Joshua Kramer wrote:
Jonathan Robie wrote:
There is a reflection API for protocol buffers that would allow you
to easily create an XML representation:
Good thoughts, Jonathan. I hadn't considered doing it that way
before. Here's a question, though... how many CPU cycles would your
method take, compared to modifying XQuilla (or creating our own query
mechanism) to directly route the messages as they exist in the wire
format they enter the broker? One of the primary benefits of using PB
with QPid is the speed with which structured data may be processed.
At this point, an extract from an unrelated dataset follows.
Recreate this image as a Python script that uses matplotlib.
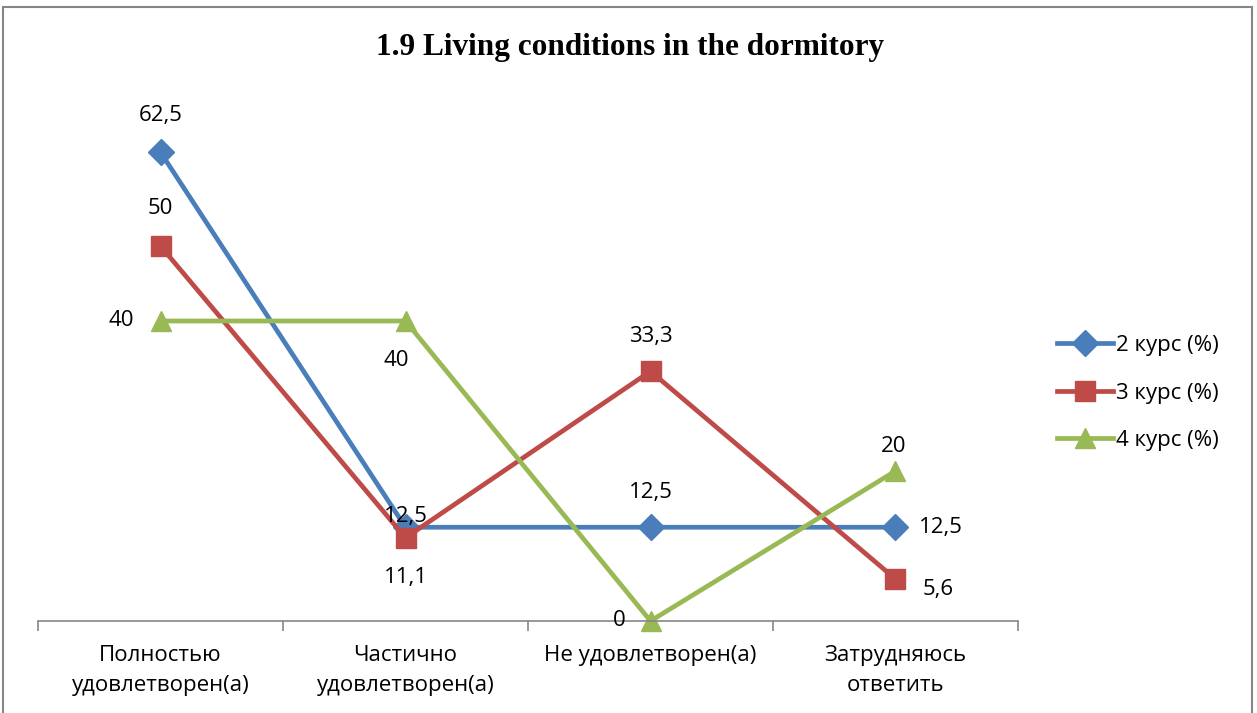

I rather suspect that the difference in processing time would be much
smaller than the overhead of reading the message, but this is something
best found by trying it and measuring it, then optimizing. If we can get
good enough performance, I see a real advantage to using one exchange
type for XML, Protocol Buffers, and JSON, and using the same language to
specify criteria for all three.
If we create our own query mechanism, we wind up creating our own query
language, I've done this a few times in different settings, and it takes
work to get it right. And it would be a language used by a very small
community. If we use a standard structured query language, XQuery seems
to be the main contender.
XQilla can query many kinds of input - a Xerces DOM tree, an istream
(which requires serialized XML), a SAX Stream, among others. It
probably optimizes best for an istream, because it does "document
projection", which means that it does not parse the entire document if
the query clearly requires only part of the document. This is of most
benefit when the message content is large.